Additionally, the Bruins add back to the equation senior speed demon Joe Barbee who only played in six games last season before being forced to sit out with a leg injury. Barbee is a game changer who set the RBHS single season steals record his sophomore year.
“He’s a guy who has the ability to get a hit even if the ball doesn’t leave the infield and then able to steal second base or even get to second base if the ball kicks past the catcher a little bit which puts a lot of pressure on their defense and pitching,” Kuse said. “If were able to get a single there, then we already have a run in the first inning.”
With Barbee back in the lineup, the Bruin sluggers are able to play a more traditional power role, which Bazat predicts will lead to an offensive surge.
“Joe was our catalyst two years ago,” Bazat said. “He led off, set the record in stolen bases, on base all the time, and what he allows our lineup to do is move some of our better hitters down in the order and be in power positions. So if Joe is getting on base like we know Joe can do, we’re going to score a lot of runs.”
With returning star power, the Bruins currently hold stake to the No. 1 preseason ranking issued by the Missouri High School Baseball Coaches Association and are ranked 21st nationally by Baseball America. With the number one ranking, the team is entrenched to defend it.
“It motivates us even more to win,” Brumfield said. “We have it now, and we want to keep it, but it also puts a target on our back for our opponents and they know who we are and want to knock us off that pedestal so it adds a little bit of pressure.”
Along with the already well-established players, both Bazat and Brumfield expect a breakout season from Jennings.

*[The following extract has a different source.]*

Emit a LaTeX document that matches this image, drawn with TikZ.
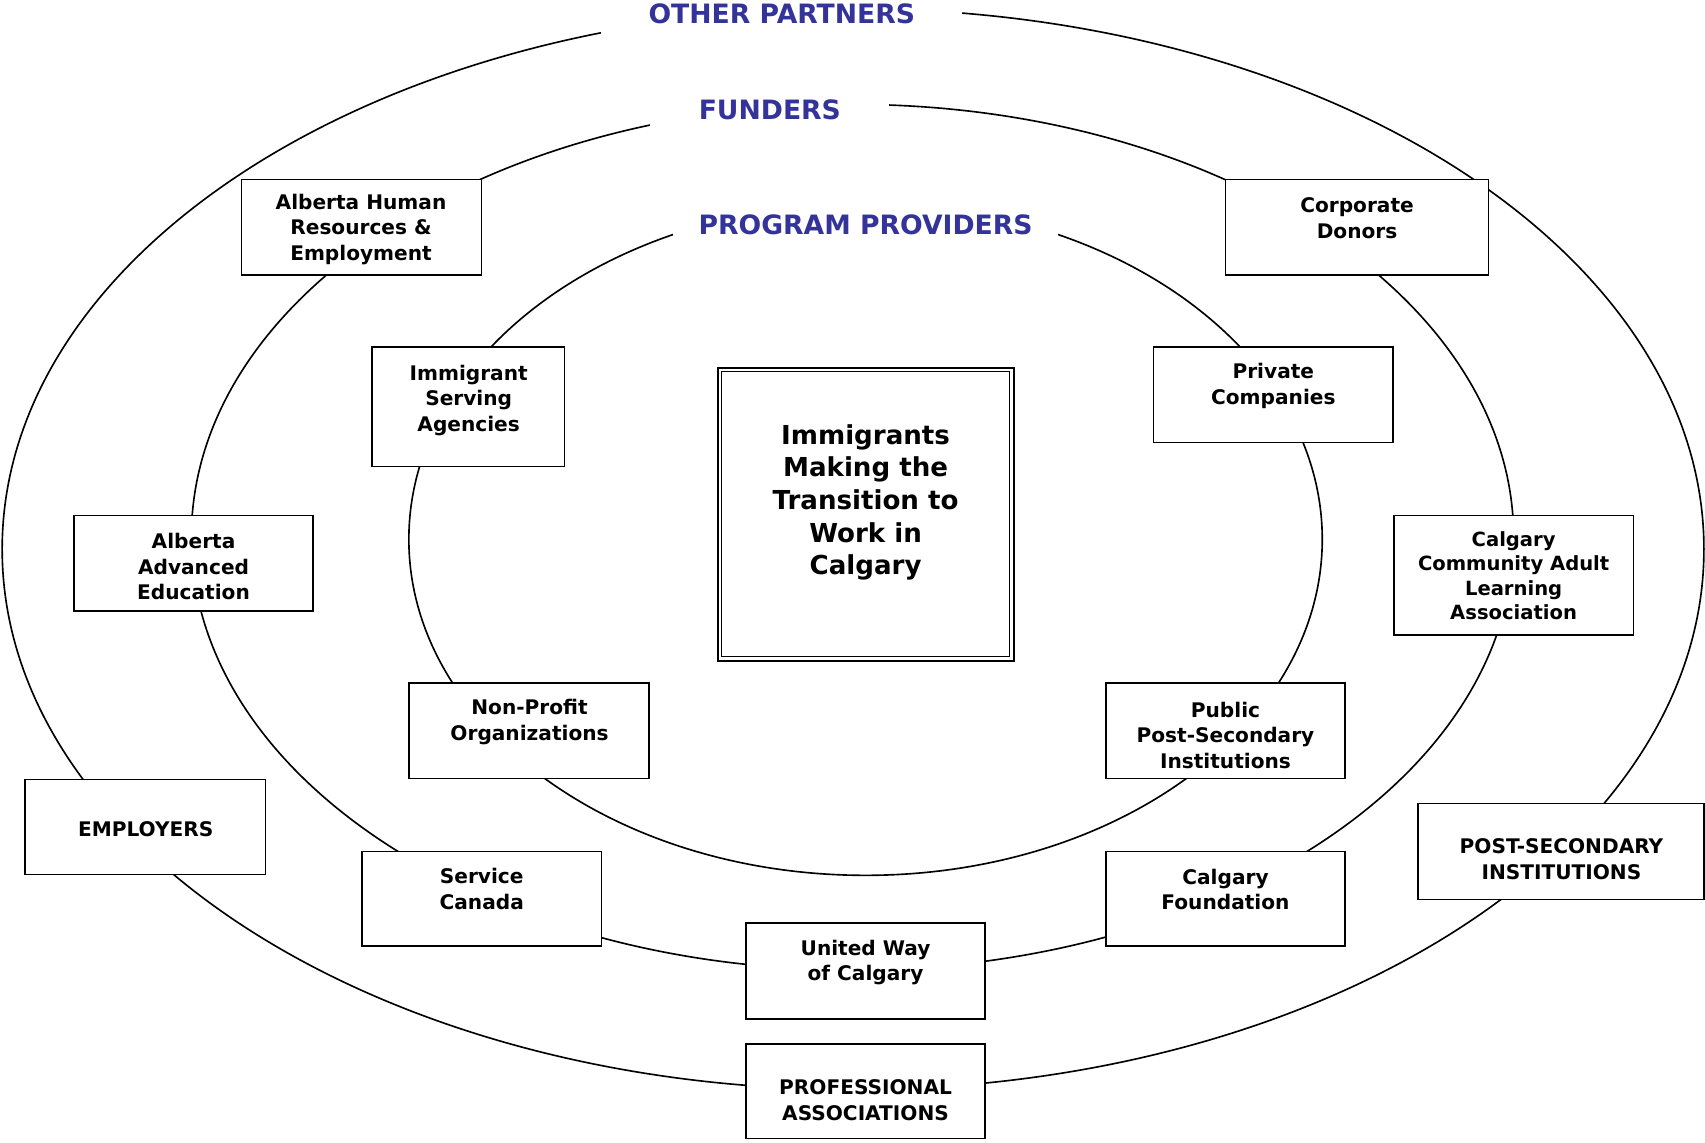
\documentclass[tikz,border=0pt]{standalone}
\usepackage{fontspec}
\setmainfont{DejaVu Sans}
\definecolor{ringblue}{RGB}{51,51,153}
\tikzset{
  ring/.style={line width=1.5pt},
  box/.style={draw, fill=white, line width=1.3pt, inner sep=0pt},
  boxtext/.style={align=center, inner sep=0pt, font=\bfseries\fontsize{18.5}{23.5}\selectfont},
  coretext/.style={align=center, inner sep=0pt, font=\bfseries\fontsize{24}{30}\selectfont},
  ringlabel/.style={fill=white, inner sep=0pt, minimum height=50pt, text=ringblue,
                    font=\bfseries\fontsize{24.5}{30}\selectfont},
}
\begin{document}
\begin{tikzpicture}[x=1pt,y=-1pt]
\useasboundingbox (0,0) rectangle (1568,1051);

% the three rings
\draw[ring] (784.5,505) ellipse [x radius=782.5pt, y radius=497pt];
\draw[ring] (784,494) ellipse [x radius=608pt, y radius=398pt];
\draw[ring] (796,496) ellipse [x radius=420pt, y radius=309pt];

% ring titles (their white background opens a gap in the ring)
\node[ringlabel, minimum width=332pt] (otherp) at (719,13) {OTHER PARTNERS};
\node[ringlabel, minimum width=220pt] (funders) at (708,101) {FUNDERS};
\node[ringlabel, minimum width=354pt] (providers) at (796,207) {PROGRAM PROVIDERS};

% centre: double framed box
\node[draw, line width=2pt, minimum width=272.4pt, minimum height=269.2pt] (core) at (796.3,473) {};
\node[draw, line width=1.2pt, minimum width=265pt, minimum height=262.4pt] (coreinner) at (795.9,472.8) {};
\node[coretext] (coret) at (796,462) {Immigrants\\Making the\\Transition to\\Work in\\Calgary};

% boxes on the rings
\node[box, minimum width=221pt, minimum height=88pt] (ahre) at (332.5,209) {};
\node[box, minimum width=177pt, minimum height=110pt] (isa) at (430.5,374) {};
\node[box, minimum width=242pt, minimum height=88pt] (cd) at (1248,209) {};
\node[box, minimum width=220pt, minimum height=88pt] (pc) at (1171,363) {};
\node[box, minimum width=220pt, minimum height=88pt] (aae) at (178,518) {};
\node[box, minimum width=220pt, minimum height=110pt] (ccala) at (1392,529) {};
\node[box, minimum width=221pt, minimum height=88pt] (npo) at (486.5,672) {};
\node[box, minimum width=220pt, minimum height=88pt] (ppsi) at (1127,672) {};
\node[box, minimum width=221pt, minimum height=87pt] (emp) at (133.5,760.5) {};
\node[box, minimum width=220pt, minimum height=87pt] (sc) at (443,826.5) {};
\node[box, minimum width=220pt, minimum height=87pt] (cf) at (1127,826.5) {};
\node[box, minimum width=220pt, minimum height=88pt] (uw) at (796,893) {};
\node[box, minimum width=263pt, minimum height=88pt] (psi) at (1435.5,783) {};
\node[box, minimum width=220pt, minimum height=87pt] (pa) at (796,1003.5) {};

% box texts
\node[boxtext] (ahre-t) at (332,211) {Alberta Human\\Resources \&\\Employment};
\node[boxtext] (isa-t) at (431,368) {Immigrant\\Serving\\Agencies};
\node[boxtext] (cd-t) at (1248,200.5) {Corporate\\Donors};
\node[boxtext] (pc-t) at (1171,355) {Private\\Companies};
\node[boxtext] (aae-t) at (178,521) {Alberta\\Advanced\\Education};
\node[boxtext, font=\bfseries\fontsize{18}{22.3}\selectfont] (ccala-t) at (1392,529.5) {Calgary\\Community Adult\\Learning\\Association};
\node[boxtext] (npo-t) at (487,664) {Non-Profit\\Organizations};
\node[boxtext] (ppsi-t) at (1127,676) {Public\\Post-Secondary\\Institutions};
\node[boxtext] (emp-t) at (134,763) {EMPLOYERS};
\node[boxtext] (sc-t) at (443,817.5) {Service\\Canada};
\node[boxtext] (cf-t) at (1127,818) {Calgary\\Foundation};
\node[boxtext] (uw-t) at (796,885) {United Way\\of Calgary};
\node[boxtext] (psi-t) at (1436,790) {POST-SECONDARY\\INSTITUTIONS};
\node[boxtext] (pa-t) at (796,1012) {PROFESSIONAL\\ASSOCIATIONS};
\end{tikzpicture}
\end{document}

“Avery is probably one of the more focused guys that we’ve ever had here. He is a very hard worker. He is very focused. He wants to do very well,” Bazat said. “It’s very rare to see a 16-year-old kid as focused as he is about an upcoming season.”
The Bruins start their 2015 campaign with their annual road trip during spring break to Tennessee to play a host of teams, including two 30 game winners last season in Bartlett and Briarcrest. For the Bruins, the trip to Tennessee serves as a sort of spring training to solidify the team.
“We have nine to 10 really good pitchers; we only have a four-man rotation … There are going to be some great battles, and our battles consist down in Tennessee,” Bazat said. “We play eight games in the first week of the season and a lot of guys will get a lot of innings, and we’ll go from there. We don’t really have a set rotation the entire year like major league teams. Its kinda who’s doing well and we’ll go with the hot hand if somebody’s doing well … When we drive back on that bus to Columbia we’ll know who our team is by that time.”
With the pressure of repeating as state champions, Bazat has a simple mindset the coaching staff wants the team to pursue.
“It’s a great honor, and we’re happy to have it, but preseason ranking don’t mean anything and if our boys are able to handle success with great maturity it won’t affect us at all,” Bazat said. “That’s the main thing we need to preach on them: be happy with it; be proud of that honor but also realize that it doesn’t really mean anything and we have to prove ourselves on the field every day.”